I remember, during our time at the Elmhurst, one of the reasons A and would get along so well (aside from our penchant for late-night Moscow Mules and long-winded heart-to-hearts on the fire escape at odd hours of the night), was the fact that I always stress-cooked and -cleaned the apartment whenever a paper, an exam, or a light plot design came up. I pulled out the vacuum or made lemon sticky buns in our lopsided Elmhurst oven that always clanged as it pre-heated, instead of doing things like finishing up problem sets or writing my senior thesis, and something about that brought me a certain degree of happiness (on other days, Iyengar yoga helped).

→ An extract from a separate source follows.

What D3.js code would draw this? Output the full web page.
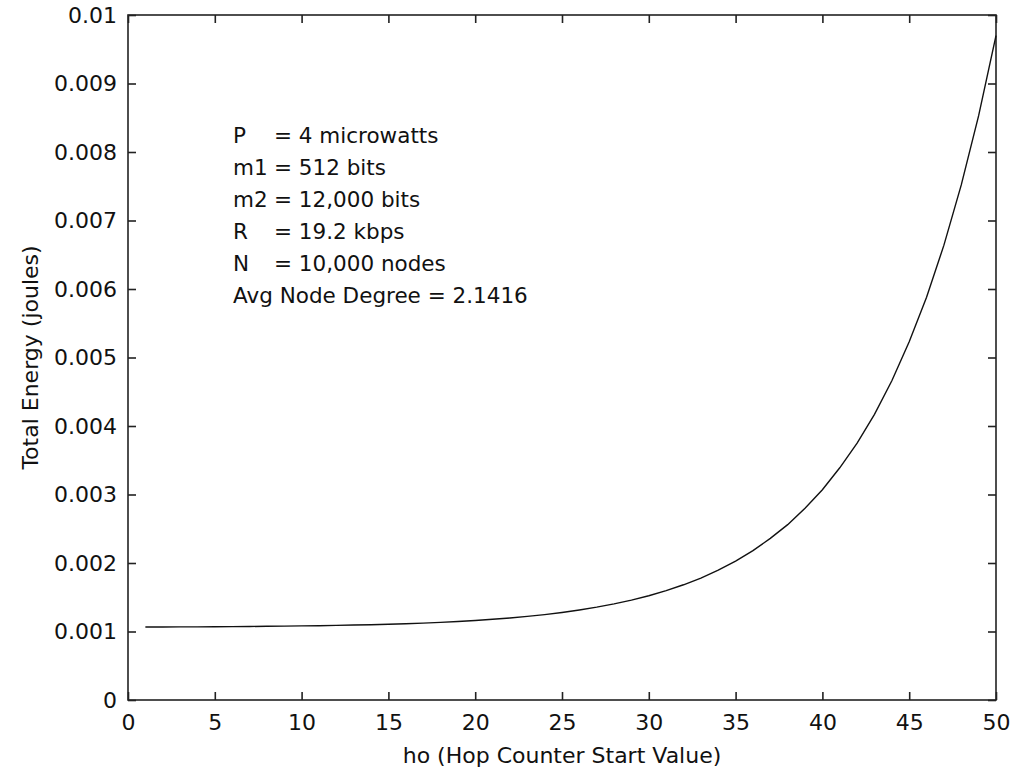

Here in Shanghai, I know I don’t cook as often as I should, and I’ve written about my struggles trying to keep that part of my life going while abroad before. Part of it is social: eating out in Shanghai is wonderfully cheap, Shanghainese food is wonderfully oily, and I can eat rice for days (although I know that I shouldn’t). It also seems like a waste of my time abroad to pick out things like pea shoots or mozzarella while I’m living in a place as remarkably different as China (let’s be real, I just want the 酸辣白菜. And I do crave that day that I can go back to Union Square’s farmers market to buy rhubarb or strawberries, and make them a cobbler. But then, at the same time I wonder whether I’ll be able to get back to cooking food once I return to the U.S. (hey there, Seamless.You’re looking good tonight). Last Friday, I made macaroni and cheese for the first time during my time in China, with quinoa pasta, a whole block of cheddar, and my first béchamel sauce. It was a wonderful dinner, that at the same time felt more of an ‘occasion’ rather than something I do as part of my day.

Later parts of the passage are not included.